Tag der Deutschen Wehrmacht

von Rudolf Engel
Tag der Deutschen
Wehrmacht
 
Wir hatten gelernt, daß Tiere nicht spielen können, außer als Jungtiere, die sich im Jagen und Töten üben müssen. Ich glaubte es, bis ich während der Seilbahnauffahrt zum Lagazoui von 2000 auf 2800 m Höhe zusah, wie ein ausgewachsener Adler mit der ganzen Spannweite seiner Flügel, vor unsern Augen kreisend, sich mit uns in die Höhe erhob, oben über uns weiter kreiste, ohne auch nur einen einzigen Flügelschlag gemacht zu haben.
 
Daß Geschichte linear fortschreitet; ergo sich nicht wiederholt; auch das ist eine These, die heute noch gilt. Aber daran hatte ich schon viel früher nicht mehr geglaubt.

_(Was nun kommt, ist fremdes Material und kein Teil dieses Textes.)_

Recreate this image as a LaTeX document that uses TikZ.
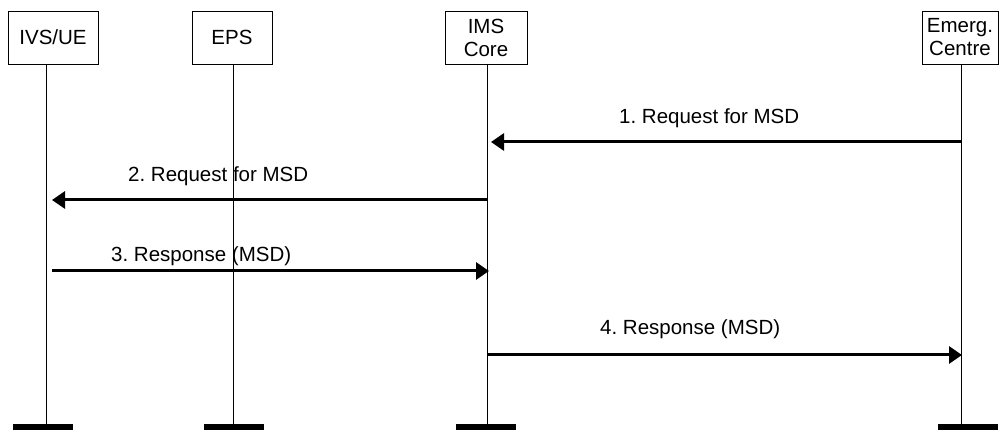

Vor einigen Tagen zeigten sie in den ZDF-Nachrichten Bilder, die mir aus alter Zeit sehr bekannt vorkamen: Da knieten irgendwo in Deutschland auf einem Truppenübungsplatz Jungen und Mädchen in Reih und Glied, das Gewehr im Anschlag - ihre Gesichter hatte das Fernsehen unkenntlich gemacht – und schossen nach Anleitung von Soldatenpädagogen (Pädagoge = griech. Jungenzieher) auf ein aus Pappmaché nachgebautes Kosovo-Dorf.

Wie sich die Bilder gleichen! Diese Bilder, der Rauch aus den Gewehrläufen und das Knallen, all das kam mir so bekannt vor, obwohl das selbst Erlebte genau 71 Jahre her ist.
Mitte März 1940, an einem heiteren Sonntag, besuchte ich, neunjährig, mit Mutter unsern Vater, den Obergefreiten Willi Engel in den Kasernen von Kaiserslautern, wo junge Männer für den Fronteinsatz ausgebildet wurden. An diesem sogenannten „Tag der Deutschen Wehrmacht“ brachte man uns Kindern das Reiten auf schnellen Pferden bei, das Fahren im offenen Geländewagen, das Abziehen und Zielwerfen von Handgranaten sowie das  Schießen mit Kleinkalibergewehren. Wir zielten und drückten ab auf aufgemalte Soldatenköpfe, die sich dadurch auszeichneten, daß sie andere Stahlhelme trugen als unsere Truppen.
Ganz begeistert kehrte ich in mein kleines Dorf an der Unteren Saar zurück, wo ich ein Jahr später die braune Uniform fürs Jungvolk bekam. Und als  sich im Oktober 1944 die Alliierten unserm Grenzfluß näherten, da betete ich zu Gott, der Krieg möge noch eine Weile dauern, damit ich noch zum Fronteinsatz kommen könnte.